:: Data block ::
begin

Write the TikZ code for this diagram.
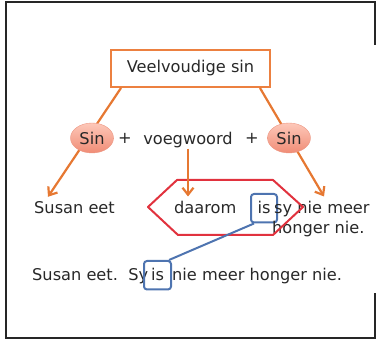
\documentclass[tikz,border=0pt]{standalone}
\usepackage{fontspec}
\setmainfont{DejaVu Sans}
\usetikzlibrary{arrows.meta, positioning, shapes.geometric, calc}

\definecolor{lineorange}{RGB}{230,120,50}
\definecolor{boxorange}{RGB}{236,128,64}
\definecolor{sintop}{RGB}{253,200,185}
\definecolor{sinbottom}{RGB}{240,140,118}
\definecolor{sinedge}{RGB}{236,150,130}
\definecolor{hexred}{RGB}{225,50,62}
\definecolor{isblue}{RGB}{78,116,176}
\definecolor{textgray}{RGB}{40,40,40}

\begin{document}
\begin{tikzpicture}[
    x=1pt, y=1pt,
    every node/.style={font=\fontsize{16.2}{19}\selectfont, text=textgray, inner sep=0pt},
    titlebox/.style={draw=boxorange, line width=2pt, minimum width=159pt, minimum height=37pt},
    sinball/.style={ellipse, minimum width=43pt, minimum height=30pt, top color=sintop, bottom color=sinbottom, draw=sinedge, line width=0.4pt},
    isbox/.style={draw=isblue, line width=2pt, rounded corners=3pt, anchor=base, minimum width=26pt, text height=20pt, text depth=8.5pt},
    link/.style={draw=lineorange, line width=2.2pt},
    >={Straight Barb[length=7pt, width=11pt]} % Arrow style
]
\useasboundingbox (0,0) rectangle (376,342);

% Frame
\draw[line width=2pt, black!85] (375,297) -- (375,340) -- (6,340) -- (6,4) -- (375,4) -- (375,49);

% Nodes
\node[titlebox] (title) at (190.5,273.5) {Veelvoudige sin};
\node[anchor=base] (plusL) at (125,198) {+};
\node[anchor=base] (voeg) at (188,197) {voegwoord};
\node[anchor=base] (plusR) at (252,198) {+};

\node[anchor=base west] (susan1) at (34,128) {Susan eet};
\node[anchor=base west] (daarom) at (174,128) {daarom};
\node[isbox] (isU) at (264,128) {is};
\node[anchor=base west] (sy) at (274,128) {sy nie meer};
\node[anchor=base west] (honger) at (272,108) {honger nie.};

\node[anchor=base west] (susan2) at (32,61) {Susan eet.\ \ Sy};
\node[isbox, minimum width=27pt] (isL) at (157.5,61) {is};
\node[anchor=base west] (rest2) at (172,61) {nie meer honger nie.};

% Hexagon
\draw[hexred, line width=2pt, line join=round] (148,135) -- (177,162) -- (273,162) -- (303,135) -- (273,107) -- (178,107) -- cycle;

% Arrows
\draw[link, ->] ($(title.south west)+(11,0)$) -- ($(susan1.north west)+(14,5)$);
\draw[link, ->] ($(title.south east)+(-11,0)$) -- ($(sy.north west)+(50,5)$);
\draw[link, ->] (voeg.south) -- ($(voeg.south |- daarom.north)+(0,5)$);
\draw[isblue, line width=2pt] ($(isU.south west)+(4,0)$) -- ($(isL.north east)+(-3,0)$);

\node[sinball] (sinL) at (92,204) {Sin};
\node[sinball] (sinR) at (289,204) {Sin};

\end{tikzpicture}
\end{document}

end

:: Aim of the exercise ::
Word for word, quote the lines above. Omit the pictures.

:: Complete answer ::
Write the TikZ code for this diagram.
\documentclass[tikz,border=0pt]{standalone}
\usepackage{fontspec}
\setmainfont{DejaVu Sans}
\usetikzlibrary{arrows.meta, positioning, shapes.geometric, calc}

\definecolor{lineorange}{RGB}{230,120,50}
\definecolor{boxorange}{RGB}{236,128,64}
\definecolor{sintop}{RGB}{253,200,185}
\definecolor{sinbottom}{RGB}{240,140,118}
\definecolor{sinedge}{RGB}{236,150,130}
\definecolor{hexred}{RGB}{225,50,62}
\definecolor{isblue}{RGB}{78,116,176}
\definecolor{textgray}{RGB}{40,40,40}

\begin{document}
\begin{tikzpicture}[
    x=1pt, y=1pt,
    every node/.style={font=\fontsize{16.2}{19}\selectfont, text=textgray, inner sep=0pt},
    titlebox/.style={draw=boxorange, line width=2pt, minimum width=159pt, minimum height=37pt},
    sinball/.style={ellipse, minimum width=43pt, minimum height=30pt, top color=sintop, bottom color=sinbottom, draw=sinedge, line width=0.4pt},
    isbox/.style={draw=isblue, line width=2pt, rounded corners=3pt, anchor=base, minimum width=26pt, text height=20pt, text depth=8.5pt},
    link/.style={draw=lineorange, line width=2.2pt},
    >={Straight Barb[length=7pt, width=11pt]} % Arrow style
]
\useasboundingbox (0,0) rectangle (376,342);

% Frame
\draw[line width=2pt, black!85] (375,297) -- (375,340) -- (6,340) -- (6,4) -- (375,4) -- (375,49);

% Nodes
\node[titlebox] (title) at (190.5,273.5) {Veelvoudige sin};
\node[anchor=base] (plusL) at (125,198) {+};
\node[anchor=base] (voeg) at (188,197) {voegwoord};
\node[anchor=base] (plusR) at (252,198) {+};

\node[anchor=base west] (susan1) at (34,128) {Susan eet};
\node[anchor=base west] (daarom) at (174,128) {daarom};
\node[isbox] (isU) at (264,128) {is};
\node[anchor=base west] (sy) at (274,128) {sy nie meer};
\node[anchor=base west] (honger) at (272,108) {honger nie.};

\node[anchor=base west] (susan2) at (32,61) {Susan eet.\ \ Sy};
\node[isbox, minimum width=27pt] (isL) at (157.5,61) {is};
\node[anchor=base west] (rest2) at (172,61) {nie meer honger nie.};

% Hexagon
\draw[hexred, line width=2pt, line join=round] (148,135) -- (177,162) -- (273,162) -- (303,135) -- (273,107) -- (178,107) -- cycle;

% Arrows
\draw[link, ->] ($(title.south west)+(11,0)$) -- ($(susan1.north west)+(14,5)$);
\draw[link, ->] ($(title.south east)+(-11,0)$) -- ($(sy.north west)+(50,5)$);
\draw[link, ->] (voeg.south) -- ($(voeg.south |- daarom.north)+(0,5)$);
\draw[isblue, line width=2pt] ($(isU.south west)+(4,0)$) -- ($(isL.north east)+(-3,0)$);

\node[sinball] (sinL) at (92,204) {Sin};
\node[sinball] (sinR) at (289,204) {Sin};

\end{tikzpicture}
\end{document}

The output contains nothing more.